A Near Optimal QoE-Driven Power Allocation Scheme for Scalable Video Transmissions Over MIMO Systems

Abstract

The rapid increasing demands of wireless multimedia applications have boosted the developments of video delivery technologies with cross-layer designs, driven by optimizing quality of experiences (QoEs) of end users. In this paper, a near optimal power allocation scheme, targeting at maximizing QoE, is proposed for transmitting scalable video coding (SVC) based videos over multi-input multi-output (MIMO) systems. Both transmission errors in the physical (PHY) layer and video source coding characteristics in the application (APP) layer are jointly considered in the proposed scheme. A near optimal solution is achieved by decomposing the original optimization problem into several convex optimization sub-problems. Detailed algorithms with corresponding theoretical reasoning are provided.

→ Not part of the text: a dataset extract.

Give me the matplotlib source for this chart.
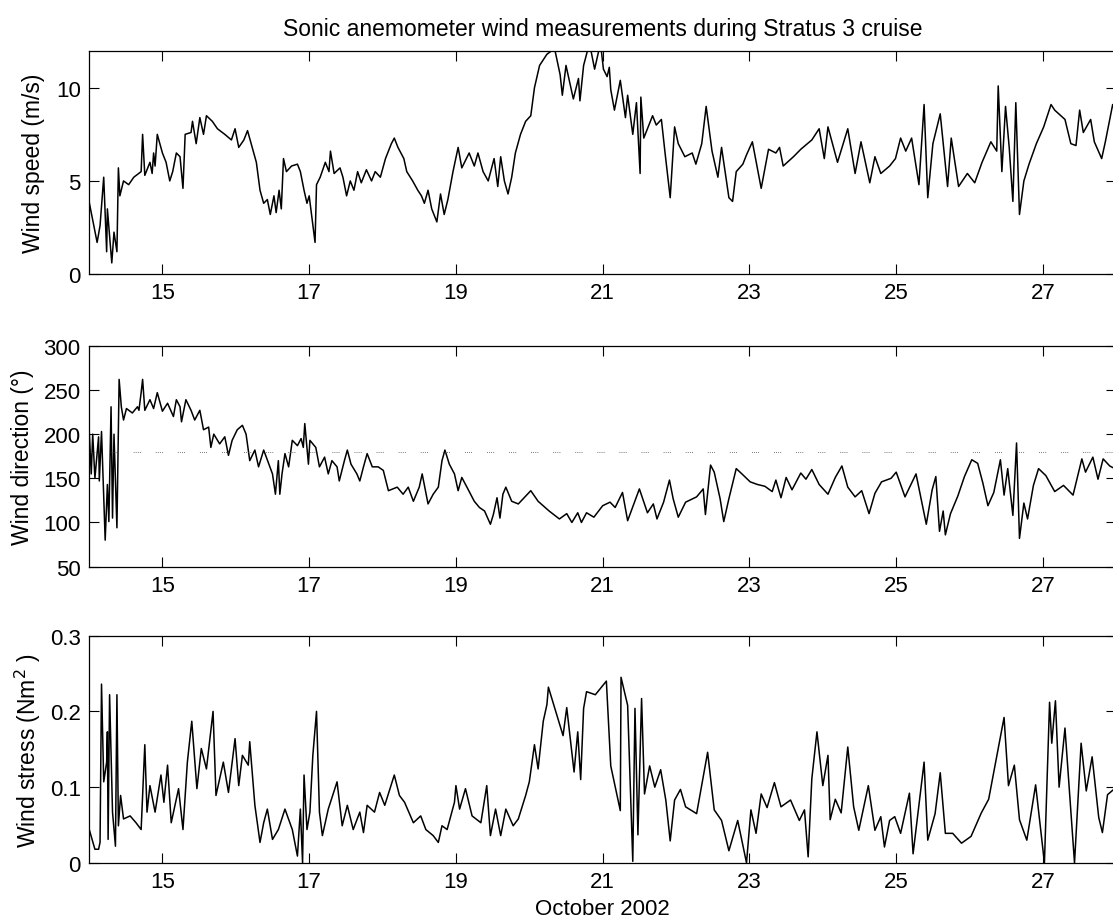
import numpy as np
import matplotlib.pyplot as plt

plt.rcParams['font.family'] = ['Liberation Sans', 'DejaVu Sans']

# wind speed (m/s), day of October 2002
speed_t = [14.00, 14.11, 14.15, 14.20, 14.24, 14.25, 14.31, 14.34, 14.38, 14.40, 14.42, 14.47,
           14.54, 14.61, 14.71, 14.73, 14.76, 14.83, 14.86, 14.88, 14.90, 14.93, 15.00, 15.05,
           15.10, 15.14, 15.19, 15.24, 15.28, 15.31, 15.39, 15.41, 15.46, 15.51, 15.56, 15.60,
           15.68, 15.75, 15.85, 15.94, 15.99, 16.04, 16.11, 16.16, 16.21, 16.28, 16.33, 16.38,
           16.43, 16.47, 16.52, 16.55, 16.59, 16.62, 16.65, 16.69, 16.76, 16.84, 16.88, 16.93,
           16.97, 17.00, 17.08, 17.10, 17.15, 17.22, 17.27, 17.29, 17.34, 17.42, 17.46, 17.51,
           17.56, 17.61, 17.66, 17.71, 17.78, 17.85, 17.90, 17.97, 18.04, 18.12, 18.16, 18.21,
           18.29, 18.33, 18.41, 18.48, 18.53, 18.57, 18.62, 18.67, 18.74, 18.79, 18.84, 18.89,
           18.96, 19.03, 19.08, 19.18, 19.25, 19.30, 19.37, 19.44, 19.52, 19.57, 19.61, 19.66,
           19.71, 19.76, 19.81, 19.88, 19.95, 20.02, 20.07, 20.14, 20.24, 20.31, 20.35, 20.42,
           20.45, 20.50, 20.60, 20.67, 20.69, 20.74, 20.82, 20.89, 20.97, 21.01, 21.06, 21.09,
           21.11, 21.16, 21.24, 21.31, 21.34, 21.41, 21.46, 21.51, 21.52, 21.56, 21.68, 21.73,
           21.80, 21.85, 21.92, 21.98, 22.03, 22.12, 22.22, 22.27, 22.35, 22.41, 22.49, 22.57,
           22.62, 22.72, 22.77, 22.82, 22.91, 22.96, 23.04, 23.16, 23.26, 23.36, 23.41, 23.46,
           23.60, 23.70, 23.85, 23.95, 24.02, 24.07, 24.20, 24.34, 24.44, 24.52, 24.64, 24.71,
           24.79, 24.91, 24.99, 25.06, 25.13, 25.21, 25.31, 25.38, 25.43, 25.50, 25.60, 25.70,
           25.75, 25.85, 25.97, 26.07, 26.17, 26.29, 26.37, 26.39, 26.44, 26.49, 26.54, 26.59,
           26.63, 26.68, 26.74, 26.81, 26.91, 27.01, 27.11, 27.16, 27.30, 27.38, 27.45, 27.50,
           27.55, 27.65, 27.70, 27.80, 27.85, 27.95, 28.00]
speed = [3.9, 1.7, 2.6, 5.2, 1.2, 3.5, 0.6, 2.25, 1.2, 5.7, 4.2, 5.0,
         4.8, 5.2, 5.5, 7.5, 5.3, 6.0, 5.4, 6.5, 5.8, 7.5, 6.5, 6.0,
         5.0, 5.5, 6.5, 6.3, 4.6, 7.5, 7.6, 8.2, 7.0, 8.4, 7.5, 8.5,
         8.2, 7.8, 7.5, 7.2, 7.8, 6.8, 7.2, 7.7, 7.0, 6.0, 4.5, 3.8,
         4.0, 3.2, 4.2, 3.3, 4.5, 3.5, 6.2, 5.5, 5.8, 5.9, 5.5, 4.5,
         3.8, 4.2, 1.7, 4.8, 5.2, 6.0, 5.5, 6.6, 5.4, 5.7, 5.2, 4.2,
         5.0, 4.5, 5.5, 4.9, 5.6, 5.0, 5.5, 5.2, 6.2, 7.0, 7.3, 6.8,
         6.2, 5.5, 5.0, 4.5, 4.2, 3.8, 4.5, 3.5, 2.8, 4.3, 3.2, 4.0,
         5.5, 6.8, 5.7, 6.5, 5.8, 6.5, 5.5, 5.0, 6.2, 4.7, 6.3, 5.0,
         4.3, 5.2, 6.5, 7.5, 8.2, 8.5, 10.0, 11.2, 11.8, 12.0, 12.0, 10.7,
         9.6, 11.2, 9.4, 10.5, 9.3, 11.2, 12.4, 11.0, 12.4, 11.0, 10.6, 11.1,
         9.9, 8.8, 10.4, 8.4, 9.6, 7.5, 9.2, 5.4, 9.5, 7.3, 8.5, 8.0,
         8.3, 6.5, 4.1, 7.9, 7.0, 6.3, 6.5, 5.9, 7.0, 9.0, 6.6, 5.2,
         6.8, 4.1, 3.9, 5.5, 5.9, 6.4, 7.1, 4.6, 6.7, 6.5, 6.8, 5.8,
         6.3, 6.7, 7.2, 7.8, 6.2, 7.9, 6.0, 7.8, 5.4, 7.1, 4.9, 6.3,
         5.4, 5.8, 6.2, 7.3, 6.6, 7.3, 4.8, 9.1, 4.1, 7.0, 8.6, 4.7,
         7.3, 4.7, 5.4, 4.9, 6.0, 7.1, 6.6, 10.1, 5.5, 9.0, 6.8, 3.9,
         9.2, 3.2, 5.0, 5.9, 7.0, 7.9, 9.1, 8.8, 8.3, 7.0, 6.9, 8.8,
         7.6, 8.3, 7.1, 6.2, 7.1, 9.1, 8.5]

# wind direction (degrees)
dir_t = [14.00, 14.03, 14.05, 14.08, 14.13, 14.14, 14.17, 14.22, 14.25, 14.27, 14.30, 14.32,
         14.34, 14.38, 14.41, 14.44, 14.47, 14.51, 14.59, 14.66, 14.68, 14.71, 14.73, 14.76,
         14.83, 14.88, 14.93, 15.00, 15.07, 15.15, 15.19, 15.24, 15.26, 15.32, 15.39, 15.44,
         15.51, 15.56, 15.63, 15.66, 15.70, 15.78, 15.85, 15.90, 15.95, 16.02, 16.09, 16.14,
         16.19, 16.26, 16.31, 16.38, 16.50, 16.54, 16.58, 16.60, 16.63, 16.67, 16.72, 16.77,
         16.84, 16.89, 16.92, 16.94, 16.99, 17.01, 17.09, 17.14, 17.21, 17.26, 17.31, 17.38,
         17.41, 17.48, 17.52, 17.57, 17.65, 17.69, 17.74, 17.79, 17.86, 17.94, 18.01, 18.08,
         18.20, 18.28, 18.35, 18.42, 18.50, 18.54, 18.62, 18.69, 18.76, 18.81, 18.85, 18.91,
         18.98, 19.03, 19.08, 19.15, 19.25, 19.32, 19.39, 19.47, 19.51, 19.56, 19.60, 19.64,
         19.68, 19.76, 19.85, 19.93, 20.02, 20.12, 20.27, 20.41, 20.51, 20.58, 20.66, 20.71,
         20.78, 20.88, 21.00, 21.10, 21.17, 21.27, 21.34, 21.50, 21.61, 21.69, 21.74, 21.83,
         21.91, 21.96, 22.03, 22.13, 22.28, 22.37, 22.40, 22.47, 22.52, 22.60, 22.65, 22.72,
         22.82, 22.91, 23.01, 23.11, 23.21, 23.31, 23.36, 23.43, 23.50, 23.58, 23.70, 23.77,
         23.85, 23.95, 24.07, 24.17, 24.26, 24.34, 24.44, 24.53, 24.63, 24.71, 24.80, 24.93,
         25.00, 25.12, 25.27, 25.41, 25.49, 25.54, 25.59, 25.64, 25.67, 25.74, 25.84, 25.93,
         26.03, 26.11, 26.18, 26.25, 26.33, 26.42, 26.47, 26.52, 26.59, 26.64, 26.68, 26.74,
         26.79, 26.87, 26.94, 27.04, 27.16, 27.28, 27.41, 27.53, 27.58, 27.68, 27.75, 27.82,
         27.91, 28.00]
direction = [208, 155, 200, 150, 197, 147, 203, 80, 143, 101, 231, 105,
             200, 94, 262, 231, 216, 229, 224, 231, 227, 247, 262, 227,
             239, 229, 247, 226, 235, 220, 239, 231, 214, 239, 227, 216,
             227, 205, 208, 185, 200, 189, 197, 176, 193, 205, 210, 200,
             170, 182, 163, 182, 155, 132, 170, 132, 155, 178, 163, 193,
             187, 195, 185, 212, 166, 193, 185, 163, 174, 155, 170, 163,
             147, 170, 182, 166, 155, 147, 163, 178, 163, 163, 159, 136,
             140, 132, 140, 124, 140, 155, 121, 132, 140, 170, 182, 166,
             155, 136, 151, 140, 124, 117, 113, 98, 109, 128, 105, 132,
             140, 124, 121, 128, 136, 124, 113, 104, 110, 100, 111, 100,
             111, 106, 119, 123, 117, 134, 102, 138, 111, 121, 104, 123,
             148, 127, 106, 123, 129, 138, 109, 165, 157, 127, 101, 127,
             161, 154, 146, 143, 141, 135, 148, 128, 151, 137, 156, 149,
             160, 143, 132, 151, 164, 140, 129, 136, 110, 133, 146, 150,
             157, 129, 155, 98, 137, 152, 90, 113, 86, 110, 130, 152,
             171, 167, 145, 119, 134, 171, 131, 161, 108, 190, 82, 122,
             104, 142, 161, 153, 135, 142, 131, 172, 157, 174, 149, 172,
             164, 160]

# wind stress
stress_t = [14.00, 14.08, 14.13, 14.15, 14.17, 14.20, 14.24, 14.25, 14.26, 14.28, 14.32, 14.36,
            14.38, 14.40, 14.43, 14.47, 14.56, 14.64, 14.71, 14.76, 14.79, 14.83, 14.90, 14.98,
            15.02, 15.07, 15.12, 15.22, 15.28, 15.34, 15.40, 15.47, 15.53, 15.60, 15.69, 15.73,
            15.83, 15.90, 15.99, 16.04, 16.09, 16.17, 16.19, 16.26, 16.33, 16.38, 16.43, 16.50,
            16.58, 16.67, 16.77, 16.84, 16.88, 16.91, 16.93, 16.97, 17.01, 17.05, 17.10, 17.14,
            17.18, 17.26, 17.38, 17.45, 17.52, 17.60, 17.69, 17.74, 17.79, 17.89, 17.96, 18.03,
            18.16, 18.23, 18.30, 18.42, 18.52, 18.59, 18.69, 18.76, 18.81, 18.88, 18.98, 19.00,
            19.05, 19.13, 19.22, 19.34, 19.42, 19.47, 19.54, 19.61, 19.68, 19.78, 19.85, 19.95,
            20.00, 20.07, 20.12, 20.19, 20.24, 20.26, 20.36, 20.46, 20.51, 20.61, 20.66, 20.70,
            20.74, 20.78, 20.90, 21.05, 21.11, 21.24, 21.25, 21.34, 21.41, 21.44, 21.48, 21.53,
            21.57, 21.64, 21.71, 21.79, 21.86, 21.92, 21.98, 22.06, 22.13, 22.28, 22.43, 22.52,
            22.62, 22.72, 22.84, 22.96, 23.02, 23.09, 23.16, 23.24, 23.34, 23.43, 23.56, 23.68,
            23.75, 23.80, 23.85, 23.92, 24.00, 24.07, 24.10, 24.17, 24.25, 24.34, 24.42, 24.49,
            24.62, 24.71, 24.79, 24.84, 24.91, 24.98, 25.06, 25.18, 25.23, 25.38, 25.43, 25.53,
            25.60, 25.67, 25.77, 25.89, 26.02, 26.16, 26.26, 26.39, 26.47, 26.53, 26.61, 26.68,
            26.78, 26.90, 27.02, 27.09, 27.12, 27.17, 27.22, 27.30, 27.43, 27.52, 27.59, 27.67,
            27.76, 27.81, 27.88, 28.00]
stress = [0.045, 0.018, 0.018, 0.027, 0.236, 0.107, 0.133, 0.173, 0.031, 0.222, 0.067, 0.022,
          0.222, 0.049, 0.089, 0.058, 0.062, 0.053, 0.044, 0.156, 0.067, 0.102, 0.067, 0.116,
          0.080, 0.129, 0.053, 0.098, 0.044, 0.133, 0.187, 0.098, 0.151, 0.124, 0.200, 0.089,
          0.133, 0.093, 0.164, 0.102, 0.142, 0.129, 0.160, 0.076, 0.027, 0.053, 0.071, 0.031,
          0.044, 0.071, 0.044, 0.009, 0.071, 0.000, 0.116, 0.044, 0.067, 0.142, 0.200, 0.067,
          0.036, 0.071, 0.107, 0.049, 0.076, 0.044, 0.067, 0.040, 0.076, 0.067, 0.093, 0.076,
          0.116, 0.089, 0.080, 0.053, 0.062, 0.044, 0.036, 0.027, 0.049, 0.044, 0.080, 0.102,
          0.071, 0.098, 0.062, 0.053, 0.102, 0.036, 0.071, 0.036, 0.071, 0.049, 0.058, 0.089,
          0.107, 0.156, 0.124, 0.187, 0.209, 0.232, 0.200, 0.168, 0.205, 0.120, 0.173, 0.110,
          0.204, 0.226, 0.222, 0.240, 0.128, 0.069, 0.245, 0.208, 0.002, 0.204, 0.037, 0.217,
          0.091, 0.128, 0.100, 0.123, 0.083, 0.029, 0.083, 0.097, 0.074, 0.065, 0.146, 0.070,
          0.056, 0.016, 0.056, 0.000, 0.070, 0.039, 0.091, 0.073, 0.106, 0.074, 0.083, 0.056,
          0.070, 0.008, 0.111, 0.173, 0.102, 0.142, 0.057, 0.084, 0.066, 0.153, 0.074, 0.043,
          0.102, 0.043, 0.061, 0.021, 0.056, 0.061, 0.039, 0.092, 0.012, 0.133, 0.030, 0.065,
          0.119, 0.039, 0.039, 0.026, 0.035, 0.066, 0.084, 0.151, 0.192, 0.102, 0.129, 0.057,
          0.030, 0.103, 0.000, 0.212, 0.158, 0.214, 0.100, 0.178, 0.000, 0.158, 0.095, 0.140,
          0.060, 0.040, 0.090, 0.100]

day_ticks = [15, 17, 19, 21, 23, 25, 27]

fig = plt.figure(figsize=(11.13, 9.2), dpi=100)
left, width = 0.080, 0.923
ax1 = fig.add_axes([left, 0.701, width, 0.243])
ax2 = fig.add_axes([left, 0.383, width, 0.240])
ax3 = fig.add_axes([left, 0.061, width, 0.247])

ax1.plot(speed_t, speed, color='black', lw=1.1)
ax2.plot(dir_t, direction, color='black', lw=1.1)
ax2.axhline(180, color='0.3', lw=0.6, ls=(0, (1, 1.5, 1, 1.5, 1, 1.5, 1, 18)))
ax3.plot(stress_t, stress, color='black', lw=1.1)

ax1.set_ylim(0, 12)
ax1.set_yticks([0, 5, 10])
ax2.set_ylim(50, 300)
ax2.set_yticks([50, 100, 150, 200, 250, 300])
ax3.set_ylim(0, 0.3)
ax3.set_yticks([0, 0.1, 0.2, 0.3])
ax3.set_yticklabels(['0', '0.1', '0.2', '0.3'])

for ax in (ax1, ax2, ax3):
    ax.set_xlim(14, 28)
    ax.set_xticks(day_ticks)
    ax.tick_params(direction='in', length=7, width=0.8, top=True, right=True,
                   labelsize=16, pad=6)
    for s in ax.spines.values():
        s.set_linewidth(0.9)

ax1.set_title('Sonic anemometer wind measurements during Stratus 3 cruise',
              fontsize=16.5, pad=11)
ax1.set_ylabel('Wind speed (m/s)', fontsize=16.5)
ax2.set_ylabel('Wind direction (°)', fontsize=16.5)
ax3.set_ylabel('Wind stress (Nm$^2$ )', fontsize=16.5)
ax1.yaxis.set_label_coords(-0.043, 0.5)
ax2.yaxis.set_label_coords(-0.054, 0.5)
ax3.yaxis.set_label_coords(-0.045, 0.5)
ax3.set_xlabel('October 2002', fontsize=16, labelpad=4)

fig.savefig('out.png', dpi=100)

Since forward error corrections (FEC) techniques are widely implemented in modern wireless communication systems, the proposed scheme is further extended to the systems with Reed-Solomon (RS) code and a more practical approach with different modulation and coding schemes (MCSs). The near optimality of our proposed scheme, in terms of measured utilities, is shown by comparing with the exhaustive searched optimal solutions. Simulations with real H.264 SVC video traces demonstrate the effectiveness of our proposed scheme by comparing with other existing schemes in terms of well-accepted video quality assessment methods, such as peak signal-to-noise ratio (PSNR) and structural similarity (SSIM) index.